The government announced in August that Canada would deploy up to 600 troops on future UN peacekeeping missions, though it stopped short of saying exactly where they would go.
A decision was promised by the end of the year, after military officials and Canadian diplomats had a chance to test the waters and get a better sense of where the troops could make a difference.
But the question of where Canadian blue helmets will end up is still hanging in the air as the government tries to get a handle on the Trump administration's priorities.
Sajjan spoke to new U.S. Defense Secretary James Mattis by telephone on Monday, and while they did not discuss peacekeeping, Sajjan said he intends to when the two meet in person for the first time.
That's because any troop deployment must be done with the bigger picture in mind, Sajjan said.
"It's all interconnected. For example, what's happening in Iraq right now impacts what's happening in Africa and other parts of the world," he told reporters in Calgary. "So we have to discuss this because we need to be able to maximize our impact on the ground."
The minister insisted Canada would make its own decision on when and where to send peacekeepers.
Sajjan had the distinction of being the first foreign defence minister that Mattis has spoken to after being confirmed U.S. defence secretary. The retired general was reportedly effusive in his praise for Canada.
According to a readout from the U.S. Defence Department, Mattis not only thanked Canada for its contributions to North American security, he noted the country's military contributions in Iraq and Latvia.
"Secretary Mattis thanked Minister Sajjan for Canada's strong support for our alliance," the readout says, "and expressed his personal appreciation for the professionalism of the Canadian Armed Forces."
Those words will be welcomed by Canadian officials who have been wringing their hands over whether the Trump administration plans to pressure Canada to spend more on defence.
Trump has previously railed against what he called "freeriders" within NATO, and while those words were largely targeted at European allies, critics say they could easily apply to Canada.
Canada spends less than one per cent of its gross domestic product on defence, while the NATO target is two per cent. But the federal government argues that such calculations ignore Canada's in-kind contributions to global security.
While Mattis does not appear to have raised the issue of defence spending with Sajjan, the touchy subject did figure prominently in the U.S. defense secretary's later phone call with British counterpart Michael Fallon.
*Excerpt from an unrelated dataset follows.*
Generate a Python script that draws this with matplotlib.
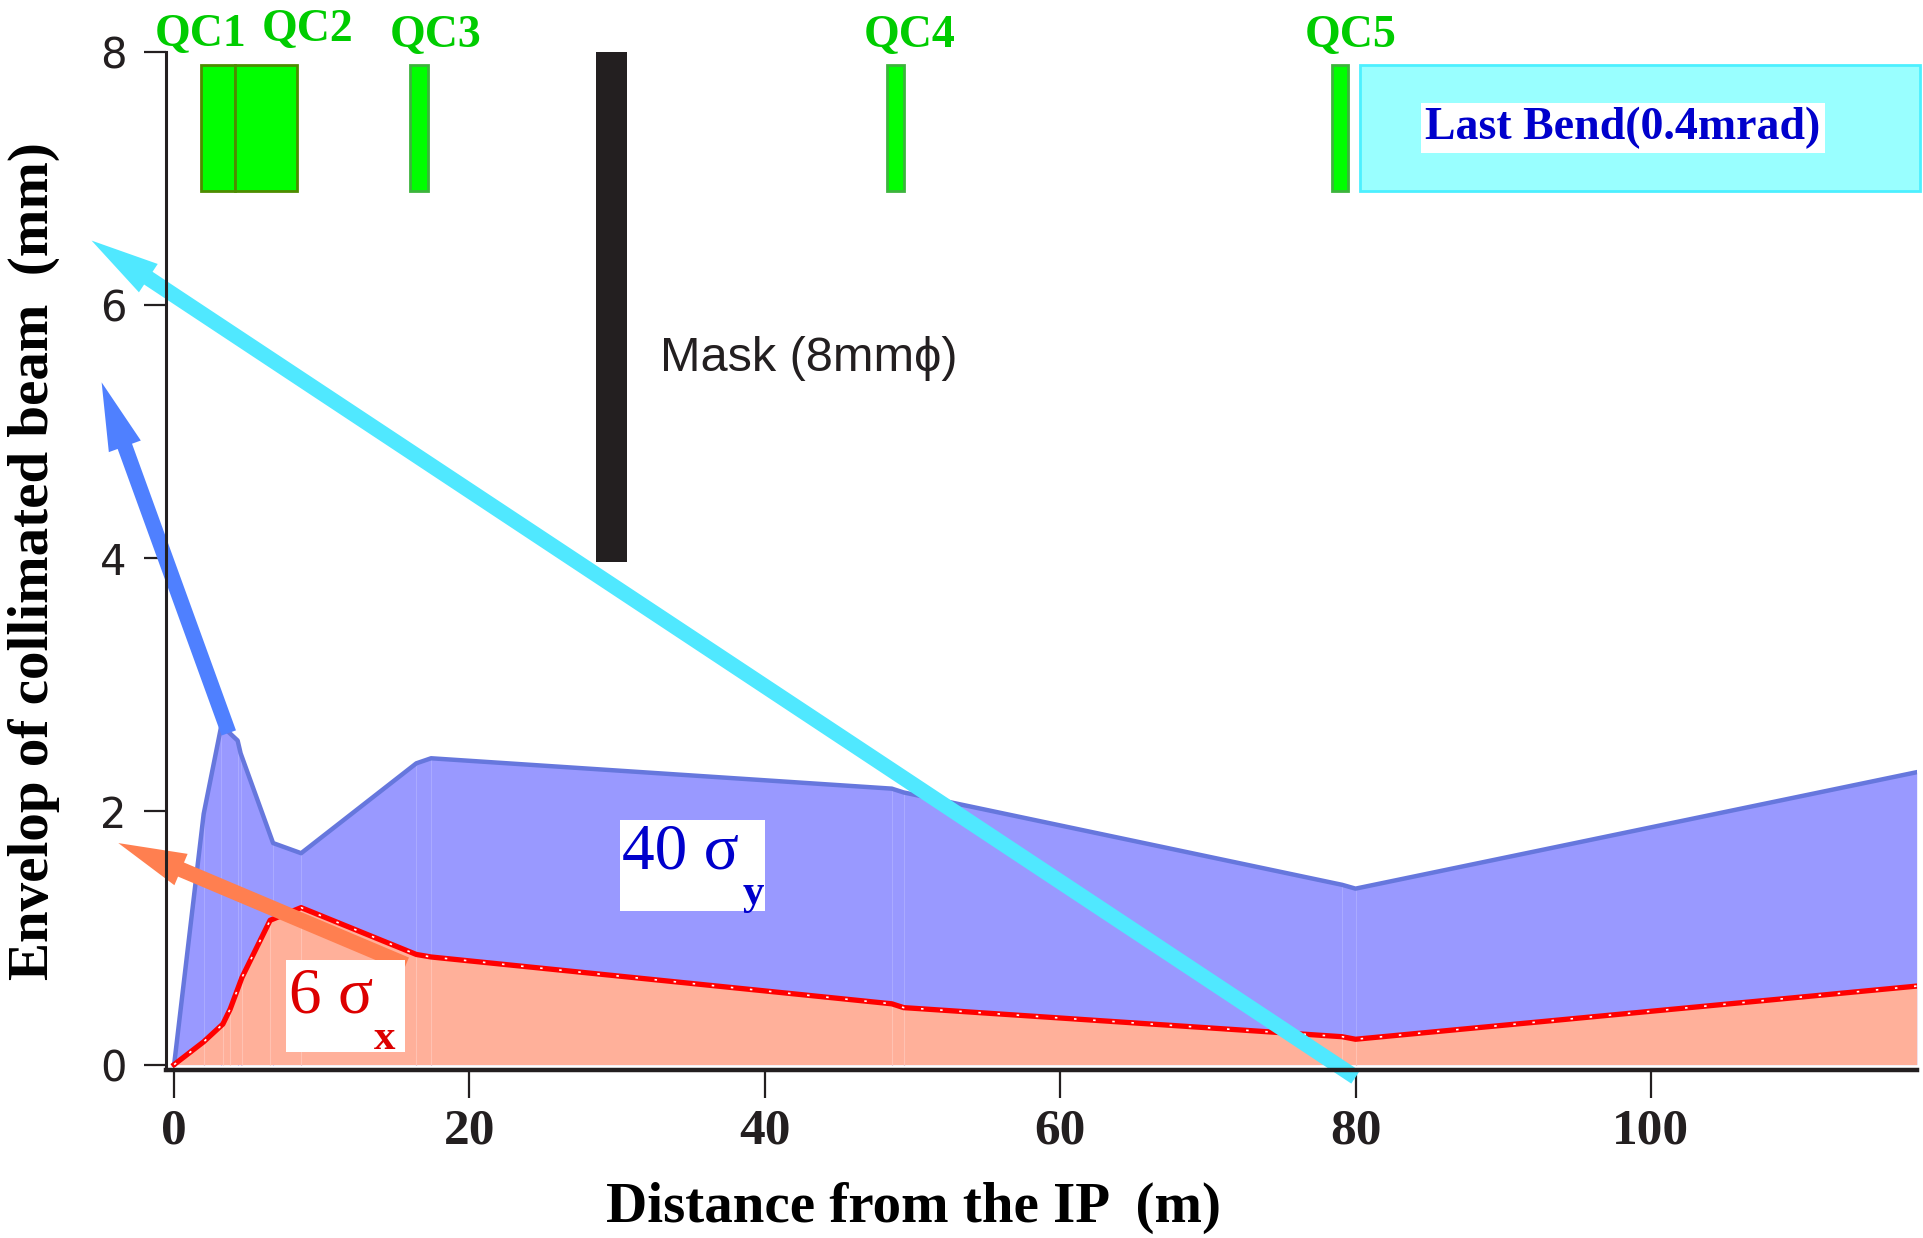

Mattis reportedly emphasized the U.S.'s "unshakable commitment to NATO," according to a readout from that conversation, before thanking the UK for committing two per cent of GDP to defence.
In his own statement, Fallon said he and Mattis talked about "our joint leadership in NATO, including…how we ensure that all members meet the two per cent spending commitment alongside America and Britain."
The Liberal government is currently drawing up a new defence policy, and one of the key questions is whether it will include significant new cash for the military.